По инициативе Сталина или при его поддержке в Советской стране была создана невиданная прежде в мировой истории система материального и морального поощрения передовиков производства. Премирование и вынесение благодарностей замечательным труженикам, доски почёта, различные правительственные награды, включая медали «За трудовую доблесть» и «За трудовое отличие», ордена Трудового Красного Знамени, «Знак Почёта», и, наконец, звание Герой Социалистического Труда, установленные ещё до войны, свидетельствовали о всемерном поощрении тех, кто добросовестно исполнял свой долг перед обществом.
Сталин высоко ценил тех, кто честно и добросовестно трудился в тылу. В своём докладе 6 ноября 1942 года в разгар Сталинградской битвы Сталин заявил: «Наши военные заводы и смежные с ними предприятия честно и аккуратно снабжают Красную Армию орудиями, миномётами, самолётами, танками, пулемётами, винтовками, боеприпасами. Наши колхозы и совхозы также честно и аккуратно снабжают население и Красную Армию продовольствием, а нашу промышленность — сырьём».
Ещё до начала войны, а затем и в ходе неё по инициативе Сталина или при его поддержке была создана целая система награждений тех, кто доблестно выполнял свой воинский долг. В годы войны 12 тысяч советских военнослужащих стали Героями Советского Союза, миллионы из них были награждены боевыми орденами и медалями или удостоены благодарностей Верховного Главнокомандующего.
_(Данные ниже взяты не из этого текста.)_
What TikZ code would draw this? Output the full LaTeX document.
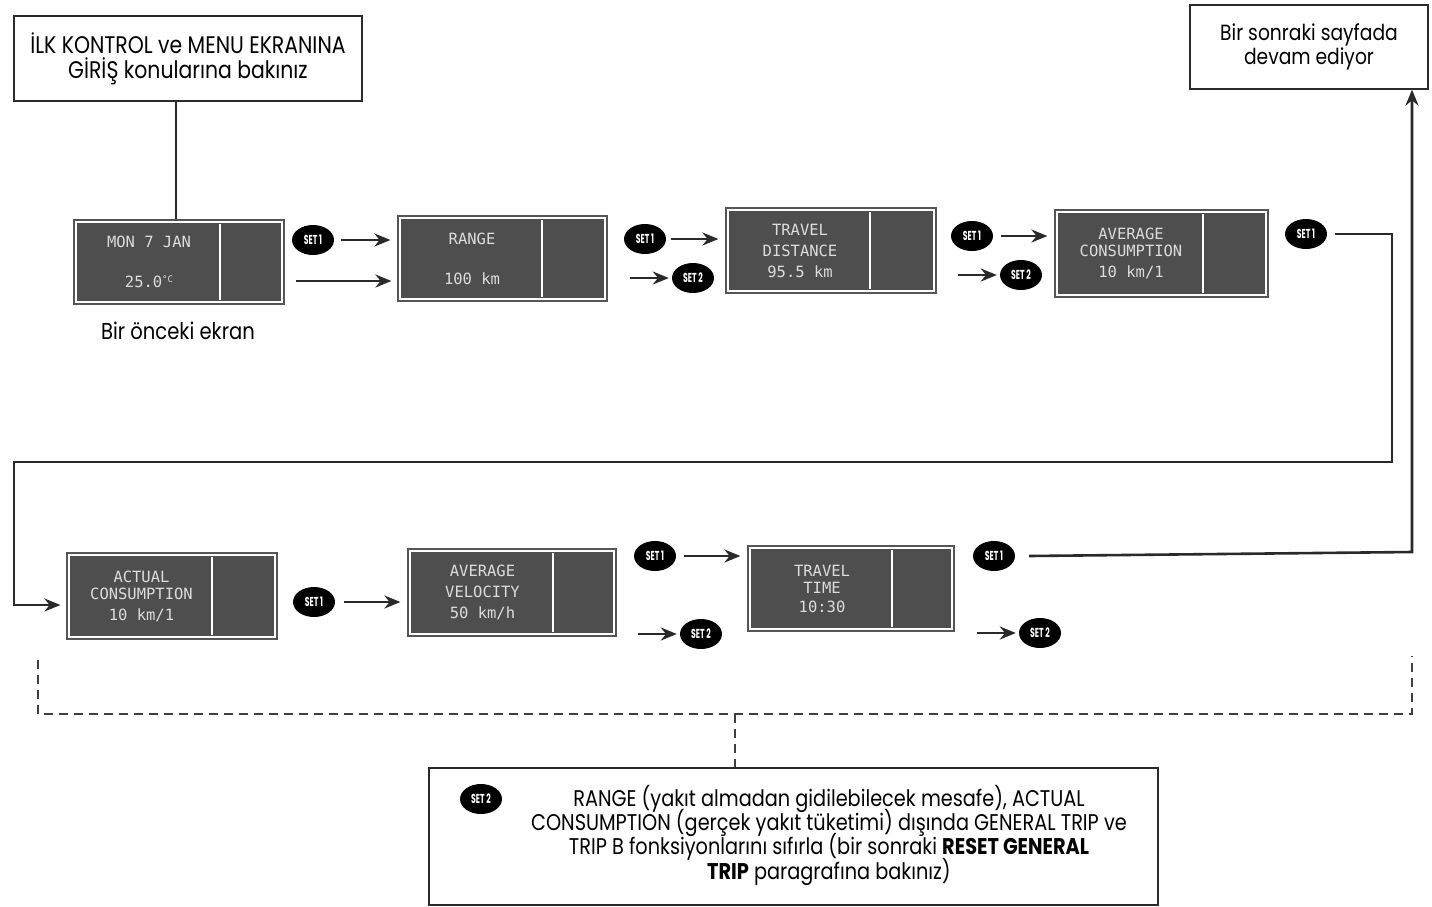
\documentclass[tikz,border=0pt]{standalone}
\usepackage{fontspec}
\setmainfont{Poppins}[FakeStretch=0.85]
\newfontfamily\dispfont{DejaVu Sans Mono}
\newfontfamily\btnfont{Poppins}[FakeStretch=0.6]
\usetikzlibrary{arrows.meta,shapes.geometric,calc,fit}
\definecolor{scr}{HTML}{4E4E4E}
\definecolor{lcd}{HTML}{DCDCDC}
\definecolor{ink}{HTML}{2A2A2A}
\tikzset{
  note/.style={draw=ink, line width=1.2pt, fill=white, align=center, inner sep=0pt},
  frame/.style={draw=ink!80, line width=1.2pt, fill=white, inner sep=0pt},
  lcdtext/.style={text=lcd, font=\dispfont\fontsize{15.5}{20}\selectfont, align=center, inner sep=0pt},
  setbtn/.style={ellipse, fill=black, text=white, minimum width=42pt, minimum height=30pt, inner sep=0pt, font=\btnfont\bfseries\fontsize{13}{13}\selectfont},
  arr/.style={draw=ink, line width=2.6pt, -{Stealth[length=16pt,width=13pt]}},
  link/.style={draw=ink, line width=2.2pt},
  dashline/.style={draw=ink!90, line width=2.2pt, dash pattern=on 9pt off 6pt},
}
% name, x1, y1, x2, y2, divider x, text
\newcommand\lcdbox[7]{%
  \node[frame, fit={(#2,#3)(#4,#5)}] (#1) {};
  \fill[scr] ($(#1.north west)+(4,4)$) rectangle ($(#1.south east)+(-4,-4)$);
  \draw[white, line width=1.5pt] (#6,#3+4) -- (#6,#5-4);
  \node[lcdtext] (#1t) at ({(#2+4+#6)/2},{(#3+#5)/2}) {#7};
}
\begin{document}
\begin{tikzpicture}[x=1pt,y=-1pt]
\useasboundingbox (0,0) rectangle (1432,906);
\fill[white] (0,0) rectangle (1432,906);

% top notes
\node[note, minimum width=348pt, minimum height=85pt, font=\fontsize{24}{25}\selectfont] (ilk) at (188,58.5)
  {İLK KONTROL ve MENU EKRANINA\\GİRİŞ konularına bakınız};
\node[note, minimum width=238pt, minimum height=84pt, font=\fontsize{22}{24}\selectfont] (bir) at (1309,47)
  {Bir sonraki sayfada\\devam ediyor};

% displays, row 1
\lcdbox{b1}{74}{220}{284}{304}{220}{MON 7 JAN\\[20pt]25.0\raisebox{5pt}{\fontsize{9}{9}\selectfont °C}}
\lcdbox{b2}{398}{216}{607}{301}{542}{RANGE\\[20pt]100 km}
\lcdbox{b3}{726}{208}{936}{293}{870}{TRAVEL\\[1pt]DISTANCE\\[1pt]95.5 km}
\lcdbox{b4}{1055}{210}{1268}{297}{1203}{AVERAGE\\[-3pt]CONSUMPTION\\[1pt]10 km/1}
% displays, row 2
\lcdbox{b5}{67}{553}{277}{639}{212}{ACTUAL\\[-3pt]CONSUMPTION\\[1pt]10 km/1}
\lcdbox{b6}{408}{549}{616}{636}{553}{AVERAGE\\[1pt]VELOCITY\\[1pt]50 km/h}
\lcdbox{b7}{748}{546}{954}{631}{892}{TRAVEL\\[-3pt]TIME\\[-1pt]10:30}

\node[font=\fontsize{23}{24}\selectfont] (prev) at (178,331) {Bir önceki ekran};

% SET buttons
\node[setbtn] (s1) at (313,240) {SET 1};
\node[setbtn] (s2) at (645,239) {SET 1};
\node[setbtn] (s3) at (693,278) {SET 2};
\node[setbtn] (s4) at (972,236) {SET 1};
\node[setbtn] (s5) at (1021,275) {SET 2};
\node[setbtn] (s6) at (1306,234) {SET 1};
\node[setbtn] (s7) at (314,602) {SET 1};
\node[setbtn] (s8) at (655,556) {SET 1};
\node[setbtn] (s9) at (701,634) {SET 2};
\node[setbtn] (s10) at (994,556) {SET 1};
\node[setbtn] (s11) at (1040,633) {SET 2};

% connectors row 1
\draw[link] ([xshift=-12pt]ilk.south) -- ([xshift=-3pt]b1.north);
\draw[arr, shorten >=7pt] ([xshift=7pt]s1.east) -- (s1 -| b2.west);
\coordinate (a1) at (296,281);
\draw[arr, shorten >=6pt] (a1) -- (a1 -| b2.west);
\draw[arr, shorten >=7pt] ([xshift=5pt]s2.east) -- (s2 -| b3.west);
\draw[arr] ([xshift=-42pt]s3.west) -- ([xshift=-3pt]s3.west);
\draw[arr, shorten >=7pt] ([xshift=8pt]s4.east) -- (s4 -| b4.west);
\draw[arr] ([xshift=-42pt]s5.west) -- ([xshift=-3pt]s5.west);

% loop to row 2
\coordinate (r1) at (1392,462);
\coordinate (l1) at (14,462);
\coordinate (l2) at (14,605);
\draw[arr, shorten >=6pt] ([xshift=8pt]s6.east) -| (r1) -- (l1) -- (l2) -- (l2 -| b5.west);

% connectors row 2
\draw[arr, shorten >=7pt] ([xshift=9pt]s7.east) -- (s7 -| b6.west);
\draw[arr, shorten >=7pt] ([xshift=8pt]s8.east) -- (s8 -| b7.west);
\draw[arr] ([xshift=-42pt]s9.west) -- ([xshift=-3pt]s9.west);
\draw[arr] ([xshift=-42pt]s11.west) -- ([xshift=-3pt]s11.west);
\coordinate (r2) at (1412,552);
\draw[arr] ([xshift=14pt]s10.east) -- (r2) -- (r2 |- bir.south);

% bottom note
\node[note, minimum width=729pt, minimum height=137pt] (info) at (793.5,836.5) {};
\node[setbtn] (s12) at (481,799) {SET 2};
\node[align=center, inner sep=0pt, font={\fontsize{22.7}{24.3}\selectfont\lineskiplimit=-60pt}] (infot) at (829,835)
  {RANGE (yakıt almadan gidilebilecek mesafe), ACTUAL\\
   CONSUMPTION (gerçek yakıt tüketimi) dışında GENERAL TRIP ve\\
   TRIP B fonksiyonlarını sıfırla (bir sonraki \textbf{RESET GENERAL}\\
   \textbf{TRIP} paragrafına bakınız)};

% dashed bracket
\coordinate (d1) at (38,660);
\coordinate (d2) at (38,714);
\coordinate (d3) at (1412,714);
\coordinate (d4) at (1412,656);
\coordinate (dm) at (735,714);
\draw[dashline] (d1) -- (d2) -- (d3) -- (d4);
\draw[dashline] (dm) -- (dm |- info.north);
\end{tikzpicture}
\end{document}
В своём приказе от 23 февраля 1946 года нарком обороны И.В. Сталин писал: «Наши бойцы, офицеры и генералы оправдали доверие народа и с честью выполнили свой долг перед Родиной».
Теперь, столкнувшись с разрушительными последствиями духовного кризиса, который разразился в нашей стране после реставрации капитализма, президент В.В. Путин в своём Послании Федеральному собранию с опозданием на 21 год фактически признал, что морально-этические нормы, которыми руководствовались в советское время, были выброшены за борт. Лишь возвратившись на социалистический путь развития, наша страна может восстановить принципы честного выполнения общественного и профессионального долга, которые упорно отстаивал И.В. Сталин.